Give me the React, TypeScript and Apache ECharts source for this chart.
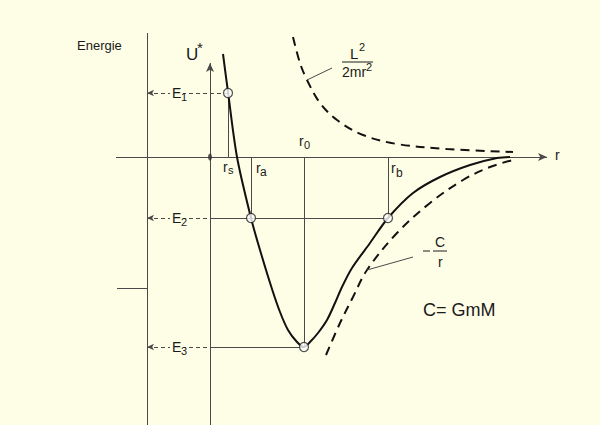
import React, { useEffect, useRef } from 'react';
import * as echarts from 'echarts';

// effective potential U* (r, value)
const uR = [1.3, 1.8, 2.7, 4.1, 5.0, 6.2, 7.0, 7.8, 8.7, 9.4, 10.0, 10.8, 11.7, 12.5, 13.2, 14.2, 16.0, 17.8, 20.3, 23.0, 26.0, 28.7, 30.0];
const uV = [10.3, 6.5, 0, -6.1, -9.3, -13.2, -15.5, -17.3, -18.5, -19.0, -18.5, -17.6, -16.3, -14.6, -13.0, -11.1, -8.6, -6.1, -3.6, -2.0, -0.8, -0.1, 0];
// centrifugal term L^2 / 2mr^2
const centR = [8.3, 9.0, 9.7, 11.0, 12.7, 15.3, 18.7, 23.7, 30.3];
const centV = [12.0, 9.4, 7.7, 5.4, 3.7, 2.2, 1.3, 0.8, 0.5];
// gravitational term -C/r
const gravR = [11.6, 13.0, 14.3, 15.7, 18.7, 22.0, 25.3, 28.0, 30.3];
const gravV = [-19.8, -16.6, -14.0, -11.3, -7.6, -4.6, -2.3, -1.0, -0.3];
// energy levels and radii
const levelE = [6.4, -6.1, -19.0]; // E1, E2, E3
const rS = 1.8;
const rA = 4.1;
const r0 = 9.4;
const rB = 17.8;
// axis extents
const xMin = -21;
const xMax = 39;
const yMin = -26.8;
const yMax = 15.7;
const energyAxisR = -6.3;
const energyAxisTop = 12.4;
const rAxisStart = -9.4;
const rAxisEnd = 33.7;
const uAxisTop = 9.4;
const tickE = -13.1;
const tickStart = -9.3;
const centLeaderEnd = [12.2, 8.9];
const gravLeaderEnd = [20.3, -10.0];

const FONT = '"Liberation Sans", Arial, Helvetica, sans-serif';
const BG = '#FEFEE6';
const INK = '#1a1a1a';
const GREY = '#4a4a4a';

function txt(text: string, x: number, y: number, size: number, extra: any = {}) {
  return {
    type: 'text',
    x,
    y,
    z: 100,
    silent: true,
    style: {
      text,
      fontSize: size,
      fontFamily: FONT,
      fill: INK,
      align: 'left',
      verticalAlign: 'middle',
      ...extra,
    },
  };
}

export default function App() {
  const ref = useRef<HTMLDivElement>(null);
  useEffect(() => {
    if (!ref.current) return;
    const chart = echarts.init(ref.current, null, { renderer: 'svg' });
    const [E1, E2, E3] = levelE;
    const pair = (a: number[], b: number[], endExtra: any = {}) => [
      { coord: a },
      { coord: b, ...endExtra },
    ];
    const maskBg = { backgroundColor: BG, padding: [0, 2] };
    const option: any = {
      animation: false,
      backgroundColor: BG,
      grid: { left: 0, right: 0, top: 0, bottom: 0 },
      xAxis: { type: 'value', min: xMin, max: xMax, show: false },
      yAxis: { type: 'value', min: yMin, max: yMax, show: false },
      series: [
        {
          type: 'line',
          name: 'U*',
          data: uR.map((r, i) => [r, uV[i]]),
          smooth: 0.3,
          showSymbol: false,
          lineStyle: { color: '#111', width: 2 },
          z: 5,
          silent: true,
        },
        {
          type: 'line',
          name: 'L2/2mr2',
          data: centR.map((r, i) => [r, centV[i]]),
          smooth: 0.35,
          showSymbol: false,
          lineStyle: { color: '#111', width: 2, type: [9, 6] },
          z: 4,
          silent: true,
        },
        {
          type: 'line',
          name: '-C/r',
          data: gravR.map((r, i) => [r, gravV[i]]),
          smooth: 0.35,
          showSymbol: false,
          lineStyle: { color: '#111', width: 2, type: [9, 6] },
          z: 4,
          silent: true,
        },
        {
          type: 'line',
          name: 'guides',
          data: [[0, 0]],
          showSymbol: false,
          lineStyle: { width: 0 },
          silent: true,
          markLine: {
            silent: true,
            animation: false,
            symbol: ['none', 'none'],
            label: { show: false },
            emphasis: { disabled: true },
            lineStyle: { color: GREY, width: 1, type: 'solid' },
            data: [
              pair([energyAxisR, energyAxisTop], [energyAxisR, yMin]),
              pair([tickStart, tickE], [energyAxisR, tickE]),
              pair([rAxisStart, 0], [rAxisEnd, 0], { symbol: 'arrow', symbolSize: [6, 9] }),
              pair([0, yMin], [0, uAxisTop], { symbol: 'arrow', symbolSize: [6, 9] }),
              pair([rS, 0], [rS, E1]),
              pair([rA, 0], [rA, E2]),
              pair([rB, 0], [rB, E2]),
              pair([r0, 0], [r0, E3]),
              pair([0, E2], [rB, E2]),
              pair([0, E3], [r0, E3]),
              pair([centR[2], centV[2]], centLeaderEnd),
              pair([gravR[3], gravV[3]], gravLeaderEnd),
            ],
          },
        },
        {
          type: 'line',
          name: 'levels',
          data: [[0, 0]],
          showSymbol: false,
          lineStyle: { width: 0 },
          silent: true,
          markLine: {
            silent: true,
            animation: false,
            symbol: ['arrow', 'none'],
            symbolSize: [5, 7],
            label: { show: false },
            emphasis: { disabled: true },
            lineStyle: { color: GREY, width: 1, type: [4, 3] },
            data: [
              pair([energyAxisR, E1], [rS, E1]),
              pair([energyAxisR, E2], [0, E2]),
              pair([energyAxisR, E3], [0, E3]),
            ],
          },
        },
        {
          type: 'scatter',
          name: 'points',
          data: [
            [rS, E1],
            [rA, E2],
            [rB, E2],
            [r0, E3],
          ],
          symbol: 'circle',
          symbolSize: 9,
          itemStyle: { color: '#ffffff', borderColor: '#222', borderWidth: 1.2 },
          z: 10,
          silent: true,
        },
        {
          type: 'scatter',
          name: 'origin',
          data: [[0, 0]],
          symbol: 'circle',
          symbolSize: [4, 7],
          itemStyle: { color: '#333' },
          z: 10,
          silent: true,
        },
      ],
      graphic: [
        txt('Energie', 77, 45, 13),
        txt('U', 186, 54, 17),
        txt('*', 197, 47, 15),
        txt('E', 170, 93, 14, maskBg),
        txt('1', 181, 97, 11),
        txt('E', 170, 218, 14, maskBg),
        txt('2', 181, 222, 11),
        txt('E', 170, 347, 14, maskBg),
        txt('3', 181, 351, 11),
        txt('r', 223, 167, 14),
        txt('s', 228, 170, 11),
        txt('r', 256, 168, 14),
        txt('a', 260, 172, 12),
        txt('r', 299, 141, 14),
        txt('0', 304, 145, 11),
        txt('r', 391, 168, 14),
        txt('b', 396, 173, 12),
        txt('r', 555, 155, 14),
        txt('L', 350, 53, 15),
        txt('2', 359, 47, 11),
        {
          type: 'line',
          z: 100,
          silent: true,
          shape: { x1: 342, y1: 62, x2: 373, y2: 62 },
          style: { stroke: INK, lineWidth: 1 },
        },
        txt('2mr', 342, 72, 14),
        txt('2', 366, 67, 11),
        {
          type: 'line',
          z: 100,
          silent: true,
          shape: { x1: 423, y1: 251, x2: 430, y2: 251 },
          style: { stroke: INK, lineWidth: 1 },
        },
        {
          type: 'line',
          z: 100,
          silent: true,
          shape: { x1: 433, y1: 251, x2: 447, y2: 251 },
          style: { stroke: INK, lineWidth: 1 },
        },
        txt('C', 435, 242, 14),
        txt('r', 438, 262, 14),
        txt('C= GmM', 423, 310, 18),
      ],
    };
    chart.setOption(option);
    return () => chart.dispose();
  }, []);
  return (
    <div
      ref={ref}
      style={{ position: 'fixed', left: 0, top: 0, width: 600, height: 425 }}
    />
  );
}
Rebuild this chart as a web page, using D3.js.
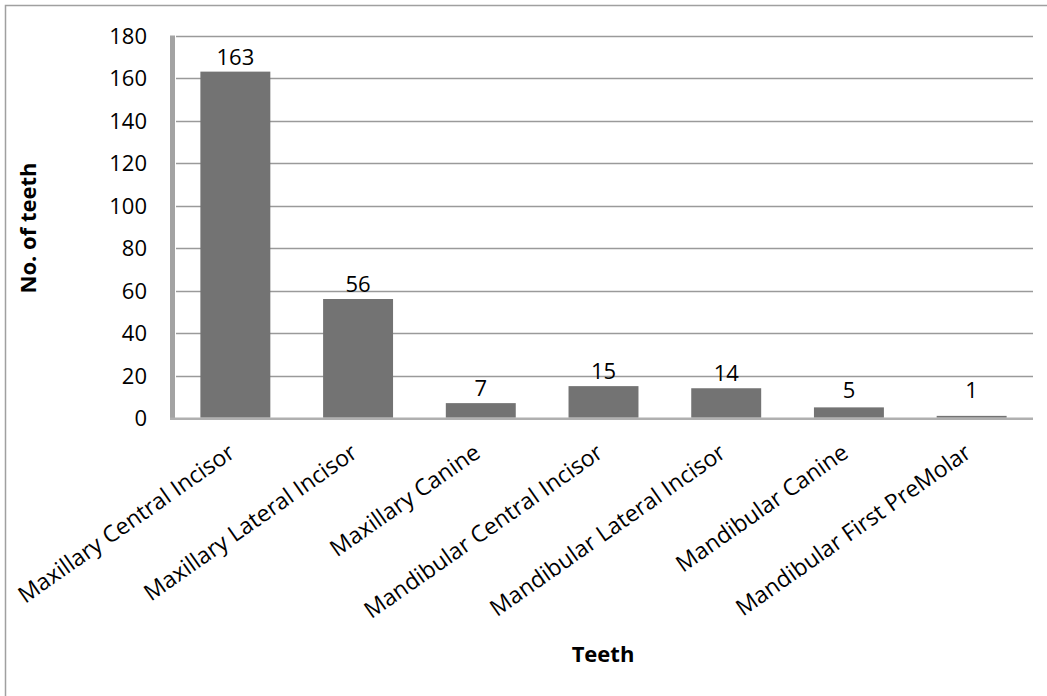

(Stated exercise)
Without the pictures, write out all of the material exactly.

(Solved exercise)
Give me the React, TypeScript and Apache ECharts source for this chart.
import React, { useEffect, useRef } from 'react';
import * as echarts from 'echarts';

// effective potential U* (r, value)
const uR = [1.3, 1.8, 2.7, 4.1, 5.0, 6.2, 7.0, 7.8, 8.7, 9.4, 10.0, 10.8, 11.7, 12.5, 13.2, 14.2, 16.0, 17.8, 20.3, 23.0, 26.0, 28.7, 30.0];
const uV = [10.3, 6.5, 0, -6.1, -9.3, -13.2, -15.5, -17.3, -18.5, -19.0, -18.5, -17.6, -16.3, -14.6, -13.0, -11.1, -8.6, -6.1, -3.6, -2.0, -0.8, -0.1, 0];
// centrifugal term L^2 / 2mr^2
const centR = [8.3, 9.0, 9.7, 11.0, 12.7, 15.3, 18.7, 23.7, 30.3];
const centV = [12.0, 9.4, 7.7, 5.4, 3.7, 2.2, 1.3, 0.8, 0.5];
// gravitational term -C/r
const gravR = [11.6, 13.0, 14.3, 15.7, 18.7, 22.0, 25.3, 28.0, 30.3];
const gravV = [-19.8, -16.6, -14.0, -11.3, -7.6, -4.6, -2.3, -1.0, -0.3];
// energy levels and radii
const levelE = [6.4, -6.1, -19.0]; // E1, E2, E3
const rS = 1.8;
const rA = 4.1;
const r0 = 9.4;
const rB = 17.8;
// axis extents
const xMin = -21;
const xMax = 39;
const yMin = -26.8;
const yMax = 15.7;
const energyAxisR = -6.3;
const energyAxisTop = 12.4;
const rAxisStart = -9.4;
const rAxisEnd = 33.7;
const uAxisTop = 9.4;
const tickE = -13.1;
const tickStart = -9.3;
const centLeaderEnd = [12.2, 8.9];
const gravLeaderEnd = [20.3, -10.0];

const FONT = '"Liberation Sans", Arial, Helvetica, sans-serif';
const BG = '#FEFEE6';
const INK = '#1a1a1a';
const GREY = '#4a4a4a';

function txt(text: string, x: number, y: number, size: number, extra: any = {}) {
  return {
    type: 'text',
    x,
    y,
    z: 100,
    silent: true,
    style: {
      text,
      fontSize: size,
      fontFamily: FONT,
      fill: INK,
      align: 'left',
      verticalAlign: 'middle',
      ...extra,
    },
  };
}

export default function App() {
  const ref = useRef<HTMLDivElement>(null);
  useEffect(() => {
    if (!ref.current) return;
    const chart = echarts.init(ref.current, null, { renderer: 'svg' });
    const [E1, E2, E3] = levelE;
    const pair = (a: number[], b: number[], endExtra: any = {}) => [
      { coord: a },
      { coord: b, ...endExtra },
    ];
    const maskBg = { backgroundColor: BG, padding: [0, 2] };
    const option: any = {
      animation: false,
      backgroundColor: BG,
      grid: { left: 0, right: 0, top: 0, bottom: 0 },
      xAxis: { type: 'value', min: xMin, max: xMax, show: false },
      yAxis: { type: 'value', min: yMin, max: yMax, show: false },
      series: [
        {
          type: 'line',
          name: 'U*',
          data: uR.map((r, i) => [r, uV[i]]),
          smooth: 0.3,
          showSymbol: false,
          lineStyle: { color: '#111', width: 2 },
          z: 5,
          silent: true,
        },
        {
          type: 'line',
          name: 'L2/2mr2',
          data: centR.map((r, i) => [r, centV[i]]),
          smooth: 0.35,
          showSymbol: false,
          lineStyle: { color: '#111', width: 2, type: [9, 6] },
          z: 4,
          silent: true,
        },
        {
          type: 'line',
          name: '-C/r',
          data: gravR.map((r, i) => [r, gravV[i]]),
          smooth: 0.35,
          showSymbol: false,
          lineStyle: { color: '#111', width: 2, type: [9, 6] },
          z: 4,
          silent: true,
        },
        {
          type: 'line',
          name: 'guides',
          data: [[0, 0]],
          showSymbol: false,
          lineStyle: { width: 0 },
          silent: true,
          markLine: {
            silent: true,
            animation: false,
            symbol: ['none', 'none'],
            label: { show: false },
            emphasis: { disabled: true },
            lineStyle: { color: GREY, width: 1, type: 'solid' },
            data: [
              pair([energyAxisR, energyAxisTop], [energyAxisR, yMin]),
              pair([tickStart, tickE], [energyAxisR, tickE]),
              pair([rAxisStart, 0], [rAxisEnd, 0], { symbol: 'arrow', symbolSize: [6, 9] }),
              pair([0, yMin], [0, uAxisTop], { symbol: 'arrow', symbolSize: [6, 9] }),
              pair([rS, 0], [rS, E1]),
              pair([rA, 0], [rA, E2]),
              pair([rB, 0], [rB, E2]),
              pair([r0, 0], [r0, E3]),
              pair([0, E2], [rB, E2]),
              pair([0, E3], [r0, E3]),
              pair([centR[2], centV[2]], centLeaderEnd),
              pair([gravR[3], gravV[3]], gravLeaderEnd),
            ],
          },
        },
        {
          type: 'line',
          name: 'levels',
          data: [[0, 0]],
          showSymbol: false,
          lineStyle: { width: 0 },
          silent: true,
          markLine: {
            silent: true,
            animation: false,
            symbol: ['arrow', 'none'],
            symbolSize: [5, 7],
            label: { show: false },
            emphasis: { disabled: true },
            lineStyle: { color: GREY, width: 1, type: [4, 3] },
            data: [
              pair([energyAxisR, E1], [rS, E1]),
              pair([energyAxisR, E2], [0, E2]),
              pair([energyAxisR, E3], [0, E3]),
            ],
          },
        },
        {
          type: 'scatter',
          name: 'points',
          data: [
            [rS, E1],
            [rA, E2],
            [rB, E2],
            [r0, E3],
          ],
          symbol: 'circle',
          symbolSize: 9,
          itemStyle: { color: '#ffffff', borderColor: '#222', borderWidth: 1.2 },
          z: 10,
          silent: true,
        },
        {
          type: 'scatter',
          name: 'origin',
          data: [[0, 0]],
          symbol: 'circle',
          symbolSize: [4, 7],
          itemStyle: { color: '#333' },
          z: 10,
          silent: true,
        },
      ],
      graphic: [
        txt('Energie', 77, 45, 13),
        txt('U', 186, 54, 17),
        txt('*', 197, 47, 15),
        txt('E', 170, 93, 14, maskBg),
        txt('1', 181, 97, 11),
        txt('E', 170, 218, 14, maskBg),
        txt('2', 181, 222, 11),
        txt('E', 170, 347, 14, maskBg),
        txt('3', 181, 351, 11),
        txt('r', 223, 167, 14),
        txt('s', 228, 170, 11),
        txt('r', 256, 168, 14),
        txt('a', 260, 172, 12),
        txt('r', 299, 141, 14),
        txt('0', 304, 145, 11),
        txt('r', 391, 168, 14),
        txt('b', 396, 173, 12),
        txt('r', 555, 155, 14),
        txt('L', 350, 53, 15),
        txt('2', 359, 47, 11),
        {
          type: 'line',
          z: 100,
          silent: true,
          shape: { x1: 342, y1: 62, x2: 373, y2: 62 },
          style: { stroke: INK, lineWidth: 1 },
        },
        txt('2mr', 342, 72, 14),
        txt('2', 366, 67, 11),
        {
          type: 'line',
          z: 100,
          silent: true,
          shape: { x1: 423, y1: 251, x2: 430, y2: 251 },
          style: { stroke: INK, lineWidth: 1 },
        },
        {
          type: 'line',
          z: 100,
          silent: true,
          shape: { x1: 433, y1: 251, x2: 447, y2: 251 },
          style: { stroke: INK, lineWidth: 1 },
        },
        txt('C', 435, 242, 14),
        txt('r', 438, 262, 14),
        txt('C= GmM', 423, 310, 18),
      ],
    };
    chart.setOption(option);
    return () => chart.dispose();
  }, []);
  return (
    <div
      ref={ref}
      style={{ position: 'fixed', left: 0, top: 0, width: 600, height: 425 }}
    />
  );
}
Rebuild this chart as a web page, using D3.js.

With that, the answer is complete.